Methodological foundations for improvement of criminological science involve the expansion of its interdisciplinary connections, including its connections with philosophy and history. This makes it possible to study crime as a certain social process taking place in the general logic of the development of society and subordinate to it. The classical philosophy of history offers several options for understanding the meaning and driving forces of the historical process that predetermine competing views on the history of crime. Theology and Marxism, fundamentally differing in their view of the mechanism of history, provide an understanding of crime as a linearly developing process that has its origins in the past, but inevitably disappears in the future as the «end of history» is reached.

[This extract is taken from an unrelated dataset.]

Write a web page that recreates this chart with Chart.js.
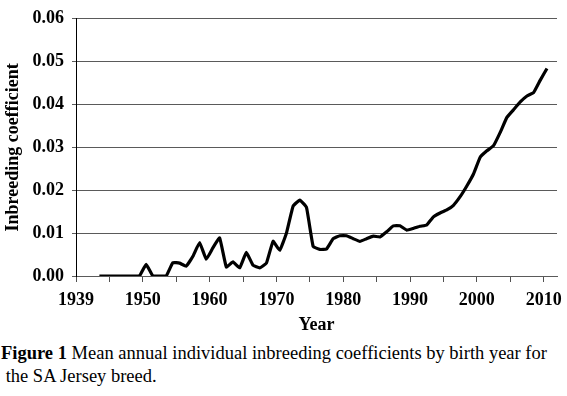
<!DOCTYPE html>
<html>
<head>
<meta charset="utf-8">
<script src="https://cdn.jsdelivr.net/npm/chart.js@4/dist/chart.umd.min.js"></script>
<style>
    html, body { margin: 0; padding: 0; background: #fff; }
    #wrap { position: relative; width: 567px; height: 340px; }
    .caption {
        font-family: "Liberation Serif", "Times New Roman", serif;
        font-size: 18.5px;
        line-height: 23px;
        color: #000;
        white-space: nowrap;
        margin: 2px 0 0 1px;
    }
</style>
</head>
<body>
<div id="wrap"><canvas id="inbreedingChart" width="567" height="340"></canvas></div>
<div class="caption"><b>Figure 1</b> Mean annual individual inbreeding coefficients by birth year for<br>&nbsp;the SA Jersey breed.</div>
<script>
// birth years and mean inbreeding coefficient
const years = [1943, 1944, 1945, 1946, 1947, 1948, 1949, 1950, 1951, 1952,
    1953, 1954, 1955, 1956, 1957, 1958, 1959, 1960, 1961, 1962,
    1963, 1964, 1965, 1966, 1967, 1968, 1969, 1970, 1971, 1972,
    1973, 1974, 1975, 1976, 1977, 1978, 1979, 1980, 1981, 1982,
    1983, 1984, 1985, 1986, 1987, 1988, 1989, 1990, 1991, 1992,
    1993, 1994, 1995, 1996, 1997, 1998, 1999, 2000, 2001, 2002,
    2003, 2004, 2005, 2006, 2007, 2008, 2009, 2010];
const inbreeding = [0, 0, 0, 0, 0, 0, 0, 0.0027, 0, 0,
    0, 0.0031, 0.0030, 0.0023, 0.0046, 0.0078, 0.0039, 0.0066, 0.0089, 0.0021,
    0.0033, 0.0019, 0.0055, 0.0025, 0.0019, 0.0030, 0.0081, 0.0060, 0.0100, 0.0163,
    0.0177, 0.0160, 0.0069, 0.0062, 0.0063, 0.0087, 0.0094, 0.0094, 0.0087, 0.0081,
    0.0087, 0.0093, 0.0091, 0.0103, 0.0117, 0.0117, 0.0107, 0.0111, 0.0116, 0.0119,
    0.0138, 0.0147, 0.0154, 0.0165, 0.0185, 0.0210, 0.0238, 0.0277, 0.0292, 0.0304,
    0.0335, 0.0370, 0.0388, 0.0406, 0.0420, 0.0428, 0.0457, 0.0484];
const xTickLabels = ['1939', '1950', '1960', '1970', '1980', '1990', '2000', '2010'];

// x axis runs between category boundaries, ticks every 5 years
const xMin = 1939.5, xMax = 2011.5;
const serif = '"Liberation Serif", "Times New Roman", serif';

const ctx = document.getElementById('inbreedingChart').getContext('2d');
new Chart(ctx, {
    type: 'line',
    data: {
        datasets: [{
            data: years.map((y, i) => ({ x: y, y: inbreeding[i] })),
            borderColor: '#000',
            borderWidth: 3.2,
            pointRadius: 0,
            tension: 0.1,
            fill: false
        }]
    },
    options: {
        responsive: false,
        animation: false,
        layout: { padding: { top: 10, right: 10, left: 0, bottom: 0 } },
        plugins: { legend: { display: false }, tooltip: { enabled: false } },
        scales: {
            x: {
                type: 'linear',
                min: xMin,
                max: xMax,
                afterBuildTicks: scale => {
                    const t = [];
                    for (let v = xMin; v < xMax; v += 5) t.push({ value: v });
                    scale.ticks = t;
                },
                afterFit: scale => {
                    scale.height = 64;
                    // let the 2010 label overhang the plot edge like the original
                    scale.paddingRight = 0;
                    scale.paddingLeft = 0;
                },
                grid: {
                    display: true,
                    drawOnChartArea: false,
                    drawTicks: true,
                    tickLength: 6,
                    lineWidth: 1,
                    color: 'rgb(80,80,80)'
                },
                border: { display: true, color: 'rgb(90,90,90)', width: 1 },
                ticks: {
                    autoSkip: false,
                    maxRotation: 0,
                    padding: 8,
                    color: '#000',
                    font: { family: serif, size: 18, weight: 'bold' },
                    callback: function (value) {
                        const k = (value - xMin) / 10;
                        return Number.isInteger(k) ? xTickLabels[k] : '';
                    }
                },
                title: {
                    display: true,
                    text: 'Year',
                    color: '#000',
                    padding: { top: 0, bottom: 4 },
                    font: { family: serif, size: 18, weight: 'bold' }
                }
            },
            y: {
                min: 0,
                max: 0.06,
                afterFit: scale => { scale.width = 76; },
                grid: {
                    display: true,
                    drawOnChartArea: true,
                    color: 'rgb(90,90,90)',
                    tickLength: 4,
                    lineWidth: 1
                },
                border: { display: true, color: '#000', width: 1 },
                ticks: {
                    stepSize: 0.01,
                    padding: 8,
                    color: '#000',
                    font: { family: serif, size: 18, weight: 'bold' },
                    callback: v => v.toFixed(2)
                },
                title: {
                    display: true,
                    text: 'Inbreeding coefficient',
                    color: '#000',
                    padding: 3,
                    font: { family: serif, size: 18, weight: 'bold' }
                }
            }
        }
    }
});
</script>
</body>
</html>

Cyclical concepts of the historical process allow us to look at crime as an eternal, indestructible phenomenon that changes its basic forms as historical cycles change and in accordance with the basic parameters of this cycle itself. The concepts of multifactorial historical development determine an emphatically sociological explanation of crime, within which its state can be assessed outside the context of the past and future. The postmodern challenge to universal classical historiosophical concepts has actually destroyed their explanatory significance and methodological value. At the same time, postmodernism creates favorable opportunities for understanding the process of crime as an integral part of many parallel and overlapping histories: the history of liberalism, the history of economics, the history of preserving national identity, etc. In this case, crime stories (plural) appear in place of crime history (singular). And only such a multi-layered view of the processes of crime development and its connection with social processes can provide adequate methodological support for criminological research. In this regard, the results of the study can be considered as a contribution to the development of historical criminology, which is gaining relevance.